Sarebbe anche l’ora di rilevare la perenne opera di evoluzione politico-sociale di Verga, la vasta produzione di carattere sociale, narrativa e drammatica (per tutti Dal tuo al mio, Milano, Treves, 1906), anche se alla fine aderì alla linea interventista ed ebbe qualche simpatia per il primo fascismo. Proprio il dicembre scorso sono state pubblicate da Massimo Bonura dei supposti probabili articoli giornalistici, Verga e i mass media: il giornalismo politico-teatrale e il cinema, (Palermo University Press, 2021), circa cinque, con un sorprendente stile ironico e spiritoso, in cui si rivelava la posizione critica nei riguardi del governo e della destra storica di Marco Minghetti, la sua posizione filo-unitaria (“Smettete ogni viltà – si legge nell’editoriale attribuito a Verga – e ridate all’Italia Roma e Venezia! Ascoltate un consiglio: ritiratevi!”) ed anticlericale, ma esprimeva anche notazioni estetiche nella scelta della narrativa rispetto alle arti “minori”. In breve possiamo dire che senza il processo culturale di Verga, non esisterebbe oggi una narrativa italiana, anche con le grandi opere di Massimo d’Azeglio (Ettore Fieramosca, 1833), ma anche quelle del teorico del verismo Luigi Capuana da Giacinta (1879) a Profumo (1892) al celebre incompiuto Il marchese di Roccaverdina (1900).
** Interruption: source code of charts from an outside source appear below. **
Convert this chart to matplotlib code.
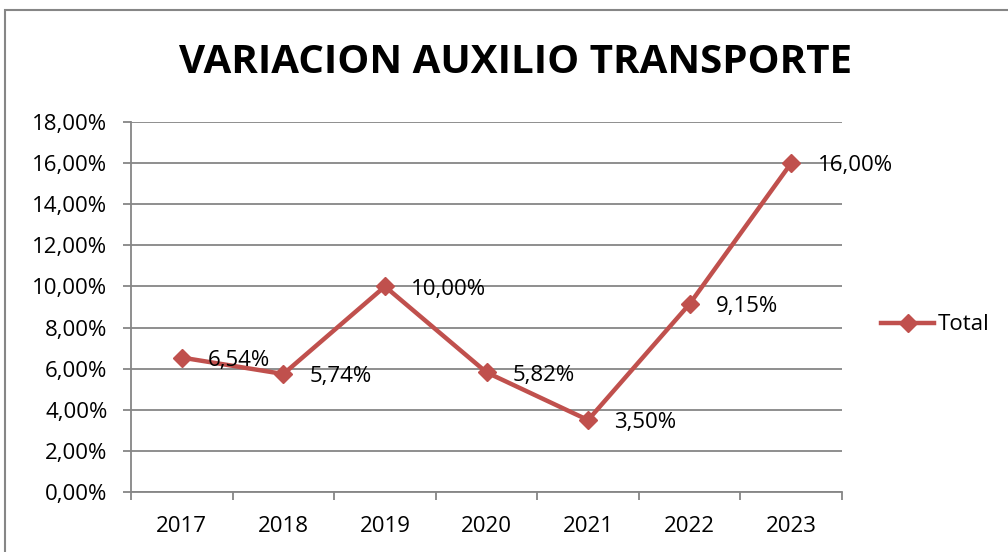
import matplotlib
matplotlib.use('Agg')
import matplotlib.pyplot as plt
from matplotlib.patches import Rectangle

# data
anios = ['2017', '2018', '2019', '2020', '2021', '2022', '2023']
variacion = [6.54, 5.74, 10.00, 5.82, 3.50, 9.15, 16.00]

rojo = '#C0504D'
gris = '#868686'

plt.rcParams['font.family'] = ['Open Sans', 'DejaVu Sans']

fig = plt.figure(figsize=(10.08, 5.52), dpi=100)
ax = fig.add_axes([131 / 1008, 1 - 492 / 552, 711 / 1008, 370 / 552])

# borde del grafico (solo arriba e izquierda se ven)
fig.patches.append(Rectangle((5 / 1008, -0.1), 1.2, 1 - 9.5 / 552 + 0.1,
                             transform=fig.transFigure, fill=False,
                             edgecolor=gris, linewidth=1.5))

x = list(range(len(anios)))
ax.plot(x, variacion, color=rojo, linewidth=3.2, marker='D', markersize=9,
        markerfacecolor=rojo, markeredgecolor=rojo, label='Total', zorder=3)

for xi, v in zip(x, variacion):
    ax.annotate(f'{v:.2f}%'.replace('.', ','), (xi, v), xytext=(19, -2),
                textcoords='offset points', va='center', ha='left',
                fontsize=16, zorder=4)

ax.set_xlim(-0.5, len(anios) - 0.5)
ax.set_ylim(0, 18)
ax.set_yticks(range(0, 19, 2))
ax.set_yticklabels([f'{t:.2f}%'.replace('.', ',') for t in range(0, 19, 2)])
ax.set_xticks(x)
ax.set_xticklabels(anios)
ax.set_xticks([i - 0.5 for i in range(len(anios) + 1)], minor=True)

ax.tick_params(axis='x', which='major', length=0, pad=17, labelsize=16)
ax.tick_params(axis='x', which='minor', length=6, color=gris, width=1.3)
ax.tick_params(axis='y', length=6, color=gris, width=1.3, labelsize=16, pad=11)

ax.grid(axis='y', color=gris, linewidth=1.3)
ax.set_axisbelow(True)
for s in ['top', 'right']:
    ax.spines[s].set_visible(False)
for s in ['left', 'bottom']:
    ax.spines[s].set_color(gris)
    ax.spines[s].set_linewidth(1.3)

fig.text(516 / 1008, 1 - 62 / 552, 'VARIACION AUXILIO TRANSPORTE',
         ha='center', va='center', fontsize=29, fontweight='bold')

ax.legend(loc='center left', bbox_to_anchor=(872 / 1008, 1 - 325 / 552),
          bbox_transform=fig.transFigure, frameon=False, fontsize=16,
          handlelength=2.4, handletextpad=0.15, borderaxespad=0)

fig.savefig('out.png', dpi=100)
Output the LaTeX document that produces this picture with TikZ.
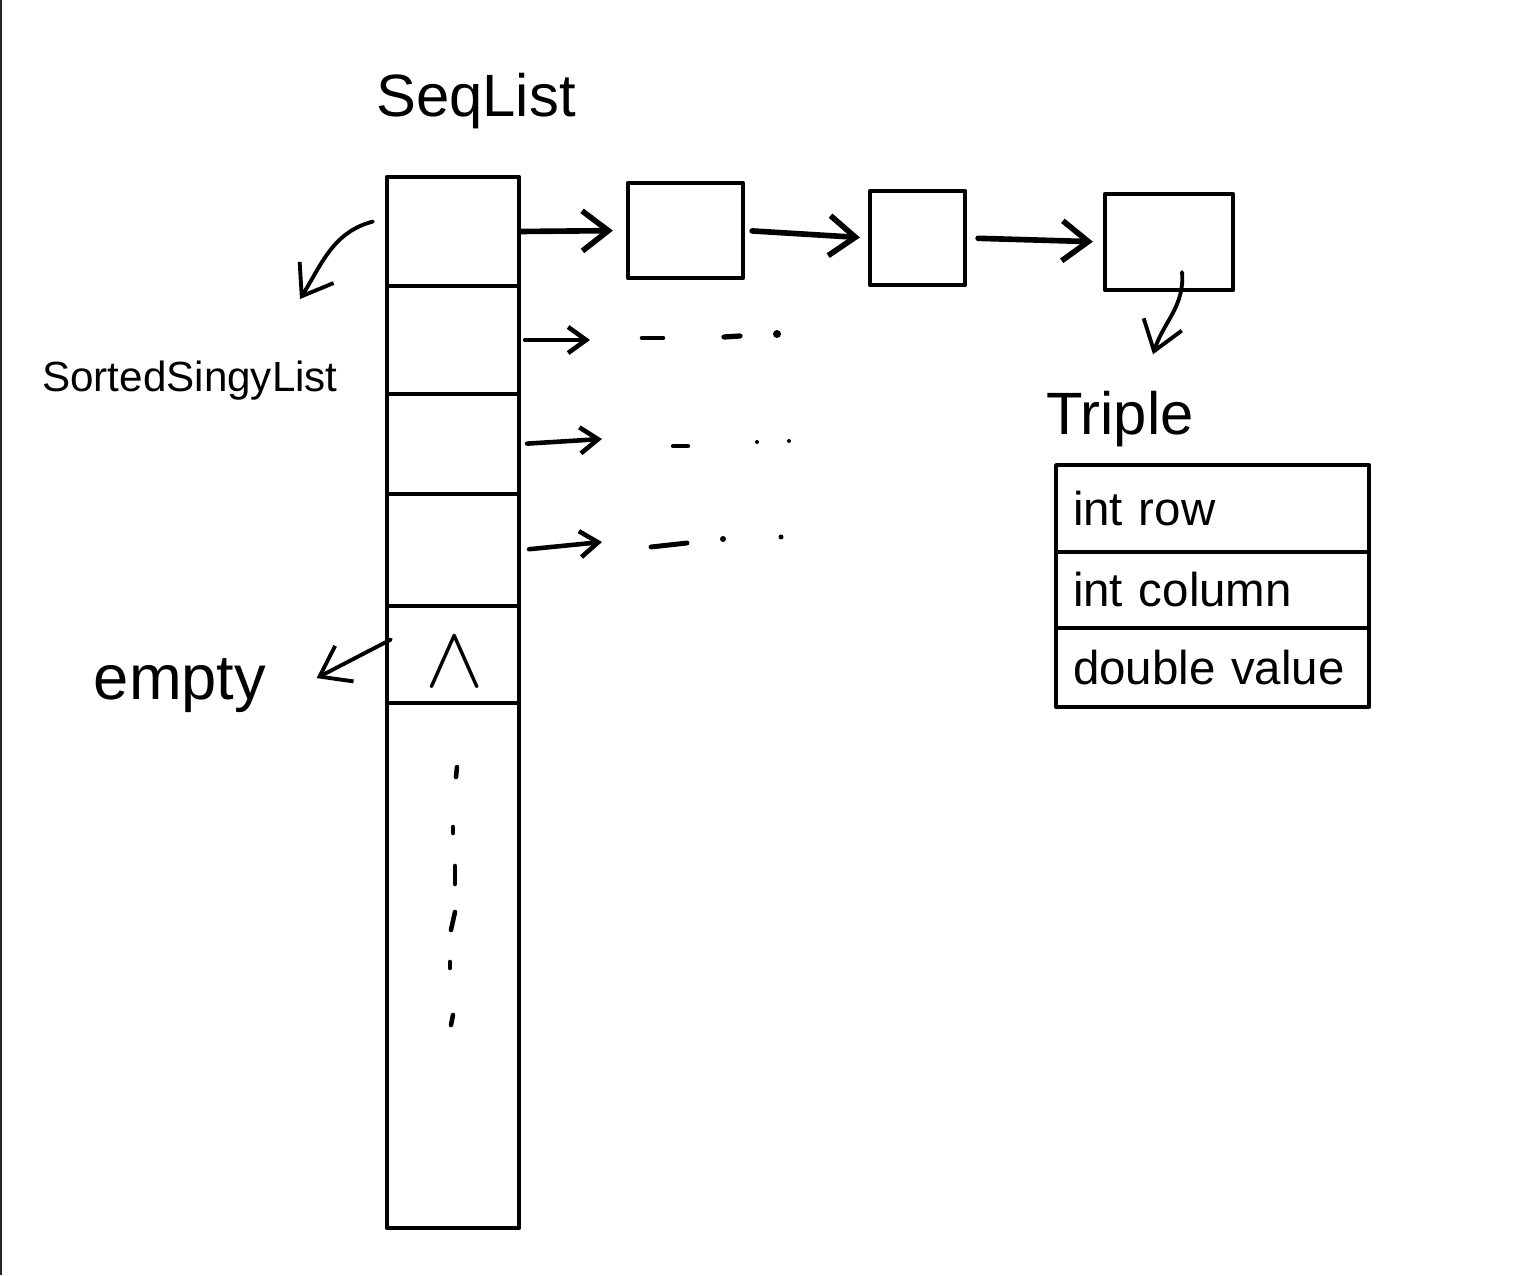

La strada della grande letteratura siciliana di Leonardo Sciascia, di diffusione mondiale, proprio a cominciare dal quella di Camilleri non avrebbero avuto luce. Senza dimenticare la lettura sociale del don Fabrizio di Il Gattopardo di Giuseppe Tomasi, con tutti i proseliti ed imitatori di nuovi linguaggi dialettali dal sud al nord e di stretto vernacolo, riversatisi anima e corpo alla caricatura poliziesca senza alternativa. Il siciliano di I Malavoglia aveva un suo fascino e una sua caratura letteraria unica ed inimitabile. Mi perdoni Sciascia, che pur ha saputo cogliere il ritmo unico ed eccezionale della parlata siciliana in tutte i suoi generi letterari nessuno escluso con quel soggetto al termine della proposizione (alla tedesca?), mi scusi, ma il suo ché (accentato) per il letterario “perché”, non ha nulla a che vedere con il “che” verghiano che traduceva il “ca” siciliano.